I'd do the music (at least the basics) first + then work your lyrics round that.
 
I have difficulty putting music to words. I do it the other way around, but I'm beginning to try it.

I set down some guildlines I'm gonna use. Maybe others will add to it or tell me my ideas stink.

First off, I'd memorize the lyrics.

Second, I'd use a drum machine or a metronome and try different BPMs while I go over the lyrics.

I'd try 4/4 and 3/4 time.

For me a beat like from a drum machine is one of the key things to getting my inner beat going.

Using the lyrics and the drum machine I'd hope to come up with a melody that fits the meter of the lyrics to the beat of the song.
I'd tape it.

Change the BPM and the drum beat to something else.
Repeat till I dry up for the time being.

I believe if I can get a melody to the lyrics with a set timing, the musical arrangement should be a piece of cake.

Sorry I can't give you the lyrical grail, N8. Just an idea of what I'm going to do.

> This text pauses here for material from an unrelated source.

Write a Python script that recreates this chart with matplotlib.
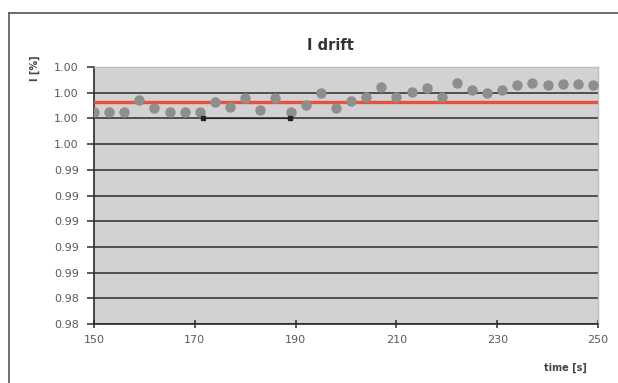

Ya know what I've found, N8, is that when I let people who know me critique my stuff, they tend to tell me what I want to hear. We all do it in one way or another.
No one here knows you personally and probably never will.
Why don't you post your lyrics here and let us shred them for you?
There are a quite a few guys around here who know a hell of a lot about writing songs.
You've got nothing to loose. Just stuff to gain.
Just another idea.
 
thanks a lot guys, once i pull my random verses and chorus together i'll post the lyrics. its definitely a lot easier to make music to go along with a melody i already have in my head rather than sing along to a chord progression ive made up, but ill try both ways.
 
for me, coming up with a stand alone melody that is good is next to impossible........

i'd work out a chord progession and then try to work the words into a melody
 
Getting a chord progression first works well, and one way to find a decent melody to a chord progression is to play a solo against the progression on your main instrument. Since you are constructing a vocal melody, make the notes in your "solo" a little longer and in the general pace of the flow of the lyrics you've already written. Try playing different notes (even those that may be out of the song's key) or even two note chords.. Usually I will try and sing to a tape of the progression when I'm in the car, but this can be difficult because I will notice that I'm singing the same group of notes that my voice always gravitates towards. When this happens, I'll try to find it on the guitar instead.

Cy
 
That's basiclly my approach, Powderfinger.
Once I get a decent sounding progression and the melody the rough lyrics come pretty good.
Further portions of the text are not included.